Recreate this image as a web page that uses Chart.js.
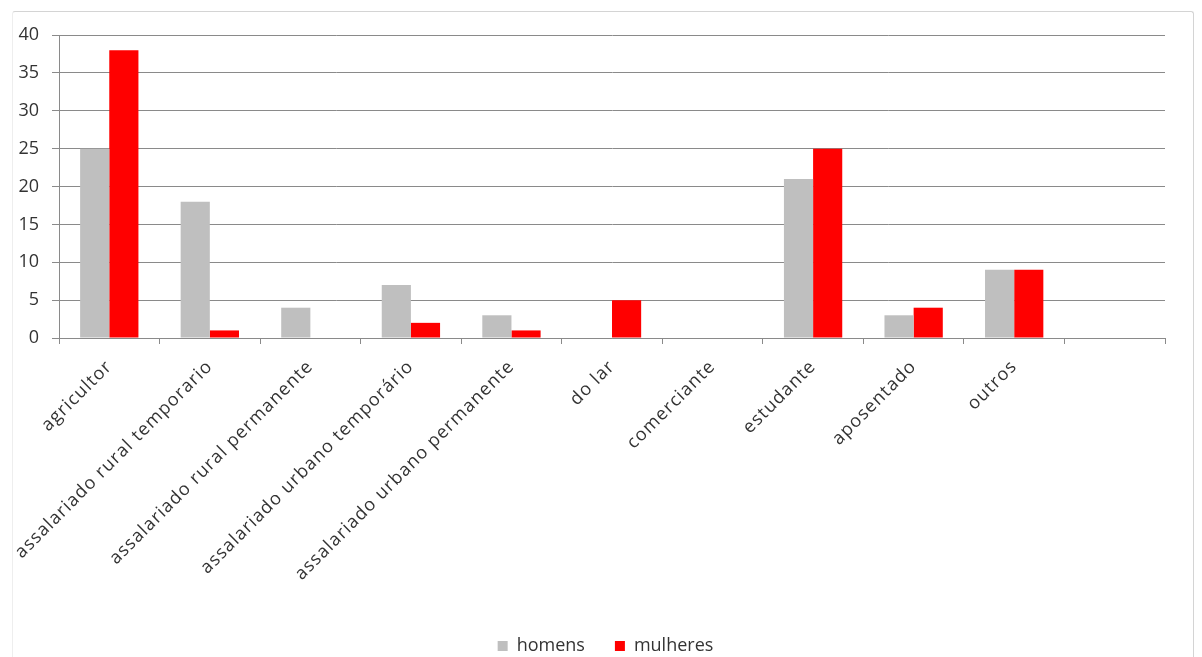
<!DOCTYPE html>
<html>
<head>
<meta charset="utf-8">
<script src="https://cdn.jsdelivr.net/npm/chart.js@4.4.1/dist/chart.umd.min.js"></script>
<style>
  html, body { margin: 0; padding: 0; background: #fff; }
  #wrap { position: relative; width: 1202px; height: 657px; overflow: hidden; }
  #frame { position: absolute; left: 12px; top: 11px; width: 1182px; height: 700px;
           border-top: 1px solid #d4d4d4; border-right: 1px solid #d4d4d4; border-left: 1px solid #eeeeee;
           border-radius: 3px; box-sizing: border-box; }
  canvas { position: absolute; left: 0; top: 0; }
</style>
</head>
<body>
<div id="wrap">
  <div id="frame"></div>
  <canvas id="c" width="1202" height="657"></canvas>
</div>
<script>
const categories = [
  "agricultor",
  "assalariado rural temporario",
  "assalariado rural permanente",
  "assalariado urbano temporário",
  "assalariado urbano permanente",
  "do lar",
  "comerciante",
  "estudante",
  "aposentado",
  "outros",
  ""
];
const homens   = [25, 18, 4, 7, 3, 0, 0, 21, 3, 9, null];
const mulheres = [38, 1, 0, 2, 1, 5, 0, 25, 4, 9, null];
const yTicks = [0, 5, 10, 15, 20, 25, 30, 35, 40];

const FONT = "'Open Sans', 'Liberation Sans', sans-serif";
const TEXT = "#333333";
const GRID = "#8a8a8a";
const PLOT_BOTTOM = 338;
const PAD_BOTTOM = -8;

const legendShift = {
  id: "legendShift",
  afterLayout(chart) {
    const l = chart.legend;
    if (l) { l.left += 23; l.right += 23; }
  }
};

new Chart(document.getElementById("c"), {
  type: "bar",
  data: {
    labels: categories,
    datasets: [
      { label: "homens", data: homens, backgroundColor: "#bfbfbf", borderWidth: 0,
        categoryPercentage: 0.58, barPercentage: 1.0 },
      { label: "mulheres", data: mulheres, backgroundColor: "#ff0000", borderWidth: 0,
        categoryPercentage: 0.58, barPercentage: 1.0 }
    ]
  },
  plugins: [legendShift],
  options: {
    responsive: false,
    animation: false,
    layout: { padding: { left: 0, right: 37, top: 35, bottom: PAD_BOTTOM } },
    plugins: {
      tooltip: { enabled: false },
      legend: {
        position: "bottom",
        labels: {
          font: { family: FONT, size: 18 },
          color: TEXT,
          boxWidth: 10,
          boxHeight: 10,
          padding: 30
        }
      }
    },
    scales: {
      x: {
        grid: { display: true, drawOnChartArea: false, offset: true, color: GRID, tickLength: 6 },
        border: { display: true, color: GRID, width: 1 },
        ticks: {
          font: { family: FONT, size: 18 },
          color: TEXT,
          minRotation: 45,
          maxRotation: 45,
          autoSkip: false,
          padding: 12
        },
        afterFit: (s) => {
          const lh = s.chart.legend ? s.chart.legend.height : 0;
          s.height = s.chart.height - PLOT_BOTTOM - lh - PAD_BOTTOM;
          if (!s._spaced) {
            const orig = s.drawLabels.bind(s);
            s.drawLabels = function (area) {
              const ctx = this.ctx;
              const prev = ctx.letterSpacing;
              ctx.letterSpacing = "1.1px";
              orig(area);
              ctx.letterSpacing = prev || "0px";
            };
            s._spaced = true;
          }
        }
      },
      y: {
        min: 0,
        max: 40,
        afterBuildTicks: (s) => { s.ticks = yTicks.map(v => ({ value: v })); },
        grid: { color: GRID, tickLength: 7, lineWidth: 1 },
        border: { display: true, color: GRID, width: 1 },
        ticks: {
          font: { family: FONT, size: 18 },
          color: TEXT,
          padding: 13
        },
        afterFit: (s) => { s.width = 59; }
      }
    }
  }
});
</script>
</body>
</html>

━━━━━━━━━━━━━━━━━━━━

Repeat the data exactly, dropping every picture it holds.

* _The answer_
Recreate this image as a web page that uses Chart.js.
<!DOCTYPE html>
<html>
<head>
<meta charset="utf-8">
<script src="https://cdn.jsdelivr.net/npm/chart.js@4.4.1/dist/chart.umd.min.js"></script>
<style>
  html, body { margin: 0; padding: 0; background: #fff; }
  #wrap { position: relative; width: 1202px; height: 657px; overflow: hidden; }
  #frame { position: absolute; left: 12px; top: 11px; width: 1182px; height: 700px;
           border-top: 1px solid #d4d4d4; border-right: 1px solid #d4d4d4; border-left: 1px solid #eeeeee;
           border-radius: 3px; box-sizing: border-box; }
  canvas { position: absolute; left: 0; top: 0; }
</style>
</head>
<body>
<div id="wrap">
  <div id="frame"></div>
  <canvas id="c" width="1202" height="657"></canvas>
</div>
<script>
const categories = [
  "agricultor",
  "assalariado rural temporario",
  "assalariado rural permanente",
  "assalariado urbano temporário",
  "assalariado urbano permanente",
  "do lar",
  "comerciante",
  "estudante",
  "aposentado",
  "outros",
  ""
];
const homens   = [25, 18, 4, 7, 3, 0, 0, 21, 3, 9, null];
const mulheres = [38, 1, 0, 2, 1, 5, 0, 25, 4, 9, null];
const yTicks = [0, 5, 10, 15, 20, 25, 30, 35, 40];

const FONT = "'Open Sans', 'Liberation Sans', sans-serif";
const TEXT = "#333333";
const GRID = "#8a8a8a";
const PLOT_BOTTOM = 338;
const PAD_BOTTOM = -8;

const legendShift = {
  id: "legendShift",
  afterLayout(chart) {
    const l = chart.legend;
    if (l) { l.left += 23; l.right += 23; }
  }
};

new Chart(document.getElementById("c"), {
  type: "bar",
  data: {
    labels: categories,
    datasets: [
      { label: "homens", data: homens, backgroundColor: "#bfbfbf", borderWidth: 0,
        categoryPercentage: 0.58, barPercentage: 1.0 },
      { label: "mulheres", data: mulheres, backgroundColor: "#ff0000", borderWidth: 0,
        categoryPercentage: 0.58, barPercentage: 1.0 }
    ]
  },
  plugins: [legendShift],
  options: {
    responsive: false,
    animation: false,
    layout: { padding: { left: 0, right: 37, top: 35, bottom: PAD_BOTTOM } },
    plugins: {
      tooltip: { enabled: false },
      legend: {
        position: "bottom",
        labels: {
          font: { family: FONT, size: 18 },
          color: TEXT,
          boxWidth: 10,
          boxHeight: 10,
          padding: 30
        }
      }
    },
    scales: {
      x: {
        grid: { display: true, drawOnChartArea: false, offset: true, color: GRID, tickLength: 6 },
        border: { display: true, color: GRID, width: 1 },
        ticks: {
          font: { family: FONT, size: 18 },
          color: TEXT,
          minRotation: 45,
          maxRotation: 45,
          autoSkip: false,
          padding: 12
        },
        afterFit: (s) => {
          const lh = s.chart.legend ? s.chart.legend.height : 0;
          s.height = s.chart.height - PLOT_BOTTOM - lh - PAD_BOTTOM;
          if (!s._spaced) {
            const orig = s.drawLabels.bind(s);
            s.drawLabels = function (area) {
              const ctx = this.ctx;
              const prev = ctx.letterSpacing;
              ctx.letterSpacing = "1.1px";
              orig(area);
              ctx.letterSpacing = prev || "0px";
            };
            s._spaced = true;
          }
        }
      },
      y: {
        min: 0,
        max: 40,
        afterBuildTicks: (s) => { s.ticks = yTicks.map(v => ({ value: v })); },
        grid: { color: GRID, tickLength: 7, lineWidth: 1 },
        border: { display: true, color: GRID, width: 1 },
        ticks: {
          font: { family: FONT, size: 18 },
          color: TEXT,
          padding: 13
        },
        afterFit: (s) => { s.width = 59; }
      }
    }
  }
});
</script>
</body>
</html>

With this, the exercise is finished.